THE PROBLEM: Transcribe the whole listing below without changing a word, but leave out every image.

>> begin DATASET SECTION

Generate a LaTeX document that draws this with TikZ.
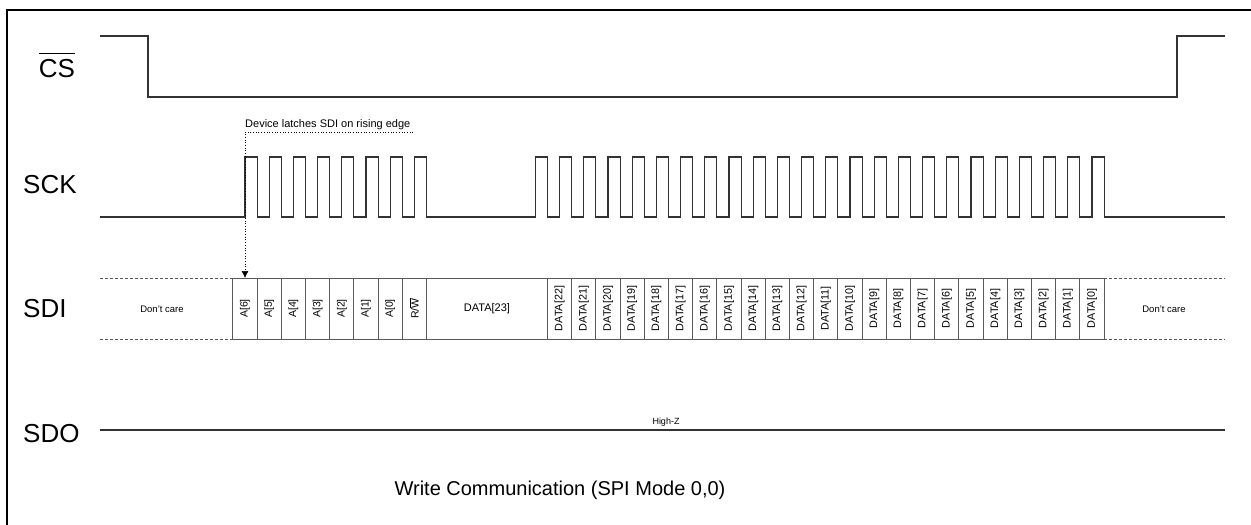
\documentclass[tikz,border=0pt]{standalone}
\usepackage{fontspec}
\setmainfont{Liberation Sans}
\usetikzlibrary{arrows.meta}
\newcommand\ovline[3]{\setbox0\hbox{#3}\rlap{\rule[\dimexpr\ht0+#1\relax]{\wd0}{#2}}#3}
\begin{document}
\begin{tikzpicture}[x=1pt,y=-1pt,
  sig/.style={line width=1.1pt, draw=black!80, line join=miter},
  cell/.style={line width=0.9pt, draw=black!65},
  dashline/.style={line width=0.9pt, draw=black!65, dash pattern=on 3pt off 2pt},
  lbl/.style={font=\fontsize{26}{30}\selectfont, inner sep=0pt},
  bit/.style={font=\fontsize{10.5}{12}\selectfont, rotate=90, inner sep=0pt},
  dbit/.style={font=\fontsize{10.8}{12}\selectfont, rotate=90, inner sep=0pt},
  care/.style={font=\fontsize{9.5}{11}\selectfont, inner sep=0pt}
]
\useasboundingbox (0,0) rectangle (1251,525);
% frame
\draw[line width=2.2pt] (7,526) -- (7,10) -- (1252,10);

% signal labels
\node[lbl] (cs) at (57,65) {\ovline{5.5pt}{0.9pt}{CS}};
\node[lbl,anchor=west] (sck) at (23,185) {SCK};
\node[lbl,anchor=west] (sdi) at (23,309) {SDI};
\node[lbl,anchor=west] (sdo) at (23,434) {SDO};

% CS
\draw[sig] (100,36) -- (148,36) -- (148,97) -- (1177,97) -- (1177,36) -- (1225,36);

% SCK
\draw[sig] (100,217) -- (245,217)
  \foreach \k in {1,...,8}{ -- ++(0,-60) -- ++(12.1,0) -- ++(0,60) -- ++(12.1,0)}
  -- (535.4,217)
  \foreach \k in {1,...,24}{ -- ++(0,-60) -- ++(12.1,0) -- ++(0,60) -- ++(12.1,0)}
  -- (1225,217);

% SDI
\draw[dashline] (100,278) -- (232.9,278) (100,339) -- (232.9,339)
  (1104.1,278) -- (1225,278) (1104.1,339) -- (1225,339);
\draw[cell] (232.9,278) -- (1104.1,278) (232.9,339) -- (1104.1,339);
\foreach \k in {0,...,8,13,14,...,36}{
  \draw[cell] (232.9+\k*24.2,278) -- ++(0,61);
}
\foreach \t [count=\k from 0] in {A[6],A[5],A[4],A[3],A[2],A[1],A[0]}{
  \node[bit] (a\k) at (245+\k*24.2,308.5) {\t};
}
\node[bit] (rw) at (245+7*24.2,308.5) {R/\ovline{1pt}{0.5pt}{W}};
\node[font=\fontsize{11}{13}\selectfont, inner sep=0pt] (d23) at (487,308.5) {DATA[23]};
\foreach \n [count=\k from 13] in {22,21,...,0}{
  \node[dbit] (d\n) at (245+\k*24.2,308.5) {DATA[\n]};
}
\node[care] (dcl) at (162,309) {Don’t care};
\node[care] (dcr) at (1164,309) {Don’t care};

% annotation
\node[font=\fontsize{11}{13}\selectfont, anchor=base west, inner sep=0pt] (note) at (245,127) {Device latches SDI on rising edge};
\coordinate (noteEnd) at (413,132);
\coordinate (latch) at (245,278);
\draw[dotted, line width=0.7pt, -{Latex[length=7pt,width=7pt]}] (noteEnd) -| (latch);

% SDO
\draw[sig] (100,430) -- (1225,430);
\node[font=\fontsize{9}{10}\selectfont, inner sep=0pt] (hz) at (666,422) {High-Z};

% title
\node[font=\fontsize{20}{24}\selectfont, inner sep=0pt] (title) at (560,490) {Write Communication (SPI Mode 0,0)};
\end{tikzpicture}
\end{document}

>> end DATASET SECTION

EXERCISE OUTPUT:
Generate a LaTeX document that draws this with TikZ.
\documentclass[tikz,border=0pt]{standalone}
\usepackage{fontspec}
\setmainfont{Liberation Sans}
\usetikzlibrary{arrows.meta}
\newcommand\ovline[3]{\setbox0\hbox{#3}\rlap{\rule[\dimexpr\ht0+#1\relax]{\wd0}{#2}}#3}
\begin{document}
\begin{tikzpicture}[x=1pt,y=-1pt,
  sig/.style={line width=1.1pt, draw=black!80, line join=miter},
  cell/.style={line width=0.9pt, draw=black!65},
  dashline/.style={line width=0.9pt, draw=black!65, dash pattern=on 3pt off 2pt},
  lbl/.style={font=\fontsize{26}{30}\selectfont, inner sep=0pt},
  bit/.style={font=\fontsize{10.5}{12}\selectfont, rotate=90, inner sep=0pt},
  dbit/.style={font=\fontsize{10.8}{12}\selectfont, rotate=90, inner sep=0pt},
  care/.style={font=\fontsize{9.5}{11}\selectfont, inner sep=0pt}
]
\useasboundingbox (0,0) rectangle (1251,525);
% frame
\draw[line width=2.2pt] (7,526) -- (7,10) -- (1252,10);

% signal labels
\node[lbl] (cs) at (57,65) {\ovline{5.5pt}{0.9pt}{CS}};
\node[lbl,anchor=west] (sck) at (23,185) {SCK};
\node[lbl,anchor=west] (sdi) at (23,309) {SDI};
\node[lbl,anchor=west] (sdo) at (23,434) {SDO};

% CS
\draw[sig] (100,36) -- (148,36) -- (148,97) -- (1177,97) -- (1177,36) -- (1225,36);

% SCK
\draw[sig] (100,217) -- (245,217)
  \foreach \k in {1,...,8}{ -- ++(0,-60) -- ++(12.1,0) -- ++(0,60) -- ++(12.1,0)}
  -- (535.4,217)
  \foreach \k in {1,...,24}{ -- ++(0,-60) -- ++(12.1,0) -- ++(0,60) -- ++(12.1,0)}
  -- (1225,217);

% SDI
\draw[dashline] (100,278) -- (232.9,278) (100,339) -- (232.9,339)
  (1104.1,278) -- (1225,278) (1104.1,339) -- (1225,339);
\draw[cell] (232.9,278) -- (1104.1,278) (232.9,339) -- (1104.1,339);
\foreach \k in {0,...,8,13,14,...,36}{
  \draw[cell] (232.9+\k*24.2,278) -- ++(0,61);
}
\foreach \t [count=\k from 0] in {A[6],A[5],A[4],A[3],A[2],A[1],A[0]}{
  \node[bit] (a\k) at (245+\k*24.2,308.5) {\t};
}
\node[bit] (rw) at (245+7*24.2,308.5) {R/\ovline{1pt}{0.5pt}{W}};
\node[font=\fontsize{11}{13}\selectfont, inner sep=0pt] (d23) at (487,308.5) {DATA[23]};
\foreach \n [count=\k from 13] in {22,21,...,0}{
  \node[dbit] (d\n) at (245+\k*24.2,308.5) {DATA[\n]};
}
\node[care] (dcl) at (162,309) {Don’t care};
\node[care] (dcr) at (1164,309) {Don’t care};

% annotation
\node[font=\fontsize{11}{13}\selectfont, anchor=base west, inner sep=0pt] (note) at (245,127) {Device latches SDI on rising edge};
\coordinate (noteEnd) at (413,132);
\coordinate (latch) at (245,278);
\draw[dotted, line width=0.7pt, -{Latex[length=7pt,width=7pt]}] (noteEnd) -| (latch);

% SDO
\draw[sig] (100,430) -- (1225,430);
\node[font=\fontsize{9}{10}\selectfont, inner sep=0pt] (hz) at (666,422) {High-Z};

% title
\node[font=\fontsize{20}{24}\selectfont, inner sep=0pt] (title) at (560,490) {Write Communication (SPI Mode 0,0)};
\end{tikzpicture}
\end{document}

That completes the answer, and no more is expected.